Request –
Extract the lines of the material below, beginning with the first and ending with the line that holds "XAxis, YAxis, ReferenceLine". Skip every picture.

Available data –
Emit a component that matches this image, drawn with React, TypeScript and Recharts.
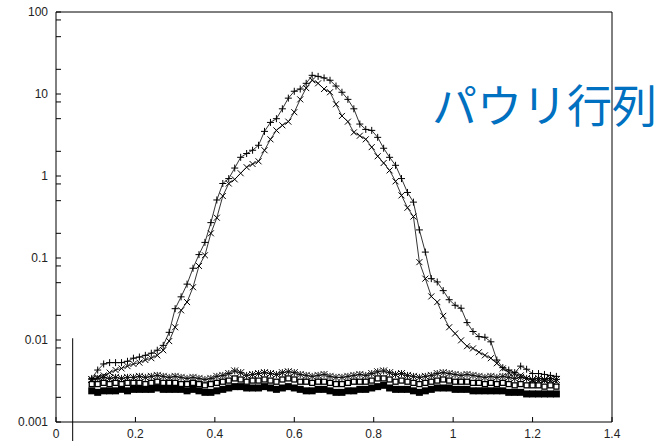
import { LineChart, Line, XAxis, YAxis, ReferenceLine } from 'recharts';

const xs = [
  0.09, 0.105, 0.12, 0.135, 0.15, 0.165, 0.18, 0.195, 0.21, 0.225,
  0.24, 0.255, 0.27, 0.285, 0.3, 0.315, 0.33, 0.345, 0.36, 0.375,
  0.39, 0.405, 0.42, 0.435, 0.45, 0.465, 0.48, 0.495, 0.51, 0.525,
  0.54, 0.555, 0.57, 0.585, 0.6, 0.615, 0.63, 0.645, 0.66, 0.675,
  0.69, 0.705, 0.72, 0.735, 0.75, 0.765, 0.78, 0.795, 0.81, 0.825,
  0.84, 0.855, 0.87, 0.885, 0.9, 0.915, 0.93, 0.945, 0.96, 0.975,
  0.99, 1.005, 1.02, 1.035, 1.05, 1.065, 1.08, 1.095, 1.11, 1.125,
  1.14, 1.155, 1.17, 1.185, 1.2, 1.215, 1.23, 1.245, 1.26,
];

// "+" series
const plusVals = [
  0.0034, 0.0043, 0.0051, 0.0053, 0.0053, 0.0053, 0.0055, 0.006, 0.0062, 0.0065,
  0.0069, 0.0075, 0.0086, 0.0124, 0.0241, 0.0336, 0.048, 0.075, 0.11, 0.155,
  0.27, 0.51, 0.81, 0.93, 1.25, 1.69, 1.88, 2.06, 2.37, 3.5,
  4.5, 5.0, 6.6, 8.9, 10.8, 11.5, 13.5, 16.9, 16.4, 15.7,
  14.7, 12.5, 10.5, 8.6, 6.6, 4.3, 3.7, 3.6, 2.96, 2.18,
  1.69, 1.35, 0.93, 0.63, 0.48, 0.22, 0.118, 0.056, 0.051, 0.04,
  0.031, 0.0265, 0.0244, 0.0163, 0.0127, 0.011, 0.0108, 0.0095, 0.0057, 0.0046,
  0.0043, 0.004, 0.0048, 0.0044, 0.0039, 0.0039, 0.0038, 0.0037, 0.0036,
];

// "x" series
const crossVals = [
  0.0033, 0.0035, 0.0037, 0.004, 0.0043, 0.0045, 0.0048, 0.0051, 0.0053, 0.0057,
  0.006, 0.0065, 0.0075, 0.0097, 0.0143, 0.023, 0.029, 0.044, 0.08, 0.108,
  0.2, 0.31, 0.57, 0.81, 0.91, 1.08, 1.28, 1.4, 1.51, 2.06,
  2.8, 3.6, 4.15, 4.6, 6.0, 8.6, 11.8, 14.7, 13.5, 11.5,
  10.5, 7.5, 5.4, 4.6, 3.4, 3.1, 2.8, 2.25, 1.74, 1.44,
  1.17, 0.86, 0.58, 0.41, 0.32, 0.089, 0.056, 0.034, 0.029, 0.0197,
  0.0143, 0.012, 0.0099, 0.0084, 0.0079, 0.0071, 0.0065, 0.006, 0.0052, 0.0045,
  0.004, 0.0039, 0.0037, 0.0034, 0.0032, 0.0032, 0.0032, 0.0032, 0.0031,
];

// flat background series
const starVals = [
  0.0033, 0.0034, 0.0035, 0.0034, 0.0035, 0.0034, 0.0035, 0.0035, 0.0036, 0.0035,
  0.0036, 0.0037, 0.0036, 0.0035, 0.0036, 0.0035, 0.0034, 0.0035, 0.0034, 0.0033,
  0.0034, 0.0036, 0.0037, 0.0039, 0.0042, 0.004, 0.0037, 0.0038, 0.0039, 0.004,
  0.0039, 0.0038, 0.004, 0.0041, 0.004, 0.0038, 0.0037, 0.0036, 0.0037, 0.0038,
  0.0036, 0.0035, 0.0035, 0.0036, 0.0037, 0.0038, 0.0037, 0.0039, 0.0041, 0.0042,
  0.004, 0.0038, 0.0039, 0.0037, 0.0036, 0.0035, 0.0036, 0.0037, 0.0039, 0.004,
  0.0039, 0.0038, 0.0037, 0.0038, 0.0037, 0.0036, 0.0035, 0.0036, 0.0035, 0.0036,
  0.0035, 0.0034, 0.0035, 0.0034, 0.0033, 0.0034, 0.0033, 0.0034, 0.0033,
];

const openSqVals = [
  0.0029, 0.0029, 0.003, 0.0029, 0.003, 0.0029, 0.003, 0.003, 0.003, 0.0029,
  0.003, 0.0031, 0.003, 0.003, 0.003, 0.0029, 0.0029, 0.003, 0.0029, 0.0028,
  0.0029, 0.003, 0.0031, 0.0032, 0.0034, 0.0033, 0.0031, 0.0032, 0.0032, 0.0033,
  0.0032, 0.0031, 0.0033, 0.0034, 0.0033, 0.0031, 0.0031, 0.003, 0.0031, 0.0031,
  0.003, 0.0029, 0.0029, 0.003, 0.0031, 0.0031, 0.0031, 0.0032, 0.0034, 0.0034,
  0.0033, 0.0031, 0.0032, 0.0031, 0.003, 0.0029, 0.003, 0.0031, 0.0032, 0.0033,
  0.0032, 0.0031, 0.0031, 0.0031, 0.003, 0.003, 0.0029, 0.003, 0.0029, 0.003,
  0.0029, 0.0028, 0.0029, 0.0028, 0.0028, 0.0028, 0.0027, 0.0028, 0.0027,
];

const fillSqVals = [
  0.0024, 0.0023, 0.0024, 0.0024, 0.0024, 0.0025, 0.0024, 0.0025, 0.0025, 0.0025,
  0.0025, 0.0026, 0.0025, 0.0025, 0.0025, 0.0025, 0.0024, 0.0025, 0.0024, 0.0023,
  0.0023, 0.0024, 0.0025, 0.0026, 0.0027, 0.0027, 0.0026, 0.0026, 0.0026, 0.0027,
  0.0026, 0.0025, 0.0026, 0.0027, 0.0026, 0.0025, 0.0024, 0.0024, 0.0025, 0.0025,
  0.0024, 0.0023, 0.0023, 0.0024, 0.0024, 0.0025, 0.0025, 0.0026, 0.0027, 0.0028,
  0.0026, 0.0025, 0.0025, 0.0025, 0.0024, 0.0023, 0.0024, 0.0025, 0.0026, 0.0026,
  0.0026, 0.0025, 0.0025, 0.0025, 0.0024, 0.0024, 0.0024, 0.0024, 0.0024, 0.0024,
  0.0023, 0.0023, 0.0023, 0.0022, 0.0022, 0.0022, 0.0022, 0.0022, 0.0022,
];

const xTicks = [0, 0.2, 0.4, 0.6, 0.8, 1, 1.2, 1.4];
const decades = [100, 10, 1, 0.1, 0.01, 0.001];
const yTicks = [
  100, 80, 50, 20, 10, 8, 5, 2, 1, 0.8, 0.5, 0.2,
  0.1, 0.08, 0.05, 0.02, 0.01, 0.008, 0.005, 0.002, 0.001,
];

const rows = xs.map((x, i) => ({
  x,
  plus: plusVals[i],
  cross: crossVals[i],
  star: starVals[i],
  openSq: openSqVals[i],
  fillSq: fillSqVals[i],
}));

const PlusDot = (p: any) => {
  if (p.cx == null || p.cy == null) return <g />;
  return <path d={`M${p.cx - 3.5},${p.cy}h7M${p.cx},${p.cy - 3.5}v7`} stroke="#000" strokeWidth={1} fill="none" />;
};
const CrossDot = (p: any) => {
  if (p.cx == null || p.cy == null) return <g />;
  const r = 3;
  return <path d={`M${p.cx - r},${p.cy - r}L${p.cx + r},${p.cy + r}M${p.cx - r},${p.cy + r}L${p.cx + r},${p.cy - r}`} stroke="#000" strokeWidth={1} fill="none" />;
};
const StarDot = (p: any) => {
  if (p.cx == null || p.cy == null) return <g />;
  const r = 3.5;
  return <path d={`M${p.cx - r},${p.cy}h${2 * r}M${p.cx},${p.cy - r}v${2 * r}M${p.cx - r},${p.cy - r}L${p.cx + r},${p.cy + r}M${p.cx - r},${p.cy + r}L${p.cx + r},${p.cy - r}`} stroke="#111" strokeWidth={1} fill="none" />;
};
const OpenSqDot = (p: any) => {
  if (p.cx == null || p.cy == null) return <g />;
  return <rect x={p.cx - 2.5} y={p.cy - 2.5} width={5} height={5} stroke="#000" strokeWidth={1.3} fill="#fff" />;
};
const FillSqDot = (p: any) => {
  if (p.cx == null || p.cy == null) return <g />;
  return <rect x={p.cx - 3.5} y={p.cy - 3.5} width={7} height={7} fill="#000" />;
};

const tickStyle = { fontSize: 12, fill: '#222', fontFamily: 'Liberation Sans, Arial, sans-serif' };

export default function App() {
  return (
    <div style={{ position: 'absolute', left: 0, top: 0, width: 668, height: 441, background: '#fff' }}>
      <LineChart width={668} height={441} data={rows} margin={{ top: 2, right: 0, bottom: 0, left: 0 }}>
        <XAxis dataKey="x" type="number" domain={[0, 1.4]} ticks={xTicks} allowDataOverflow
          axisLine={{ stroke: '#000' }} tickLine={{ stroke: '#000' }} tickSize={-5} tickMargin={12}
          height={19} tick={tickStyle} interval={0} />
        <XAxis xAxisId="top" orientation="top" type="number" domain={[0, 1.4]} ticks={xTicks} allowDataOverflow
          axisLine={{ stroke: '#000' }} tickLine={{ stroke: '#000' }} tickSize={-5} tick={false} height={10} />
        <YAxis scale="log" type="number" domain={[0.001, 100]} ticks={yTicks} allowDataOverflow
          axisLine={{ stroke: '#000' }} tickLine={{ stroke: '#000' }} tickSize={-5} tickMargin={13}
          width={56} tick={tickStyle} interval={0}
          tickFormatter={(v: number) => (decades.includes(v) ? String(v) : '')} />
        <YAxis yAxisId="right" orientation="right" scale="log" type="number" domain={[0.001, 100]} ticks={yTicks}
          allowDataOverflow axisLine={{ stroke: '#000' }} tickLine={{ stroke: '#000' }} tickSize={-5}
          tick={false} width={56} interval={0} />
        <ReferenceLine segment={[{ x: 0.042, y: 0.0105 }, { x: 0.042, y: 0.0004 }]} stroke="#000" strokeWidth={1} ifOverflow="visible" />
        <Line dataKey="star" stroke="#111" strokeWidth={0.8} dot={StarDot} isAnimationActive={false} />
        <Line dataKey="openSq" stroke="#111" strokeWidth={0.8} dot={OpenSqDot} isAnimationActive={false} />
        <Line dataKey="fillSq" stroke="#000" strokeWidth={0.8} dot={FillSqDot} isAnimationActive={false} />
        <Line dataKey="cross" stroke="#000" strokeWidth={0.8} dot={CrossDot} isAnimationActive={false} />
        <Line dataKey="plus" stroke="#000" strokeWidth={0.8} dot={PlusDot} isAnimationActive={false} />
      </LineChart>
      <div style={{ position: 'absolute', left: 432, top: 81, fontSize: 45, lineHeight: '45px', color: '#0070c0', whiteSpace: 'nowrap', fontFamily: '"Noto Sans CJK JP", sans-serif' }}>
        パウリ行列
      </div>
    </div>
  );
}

Response to this exercise –
Emit a component that matches this image, drawn with React, TypeScript and Recharts.
import { LineChart, Line, XAxis, YAxis, ReferenceLine } from 'recharts';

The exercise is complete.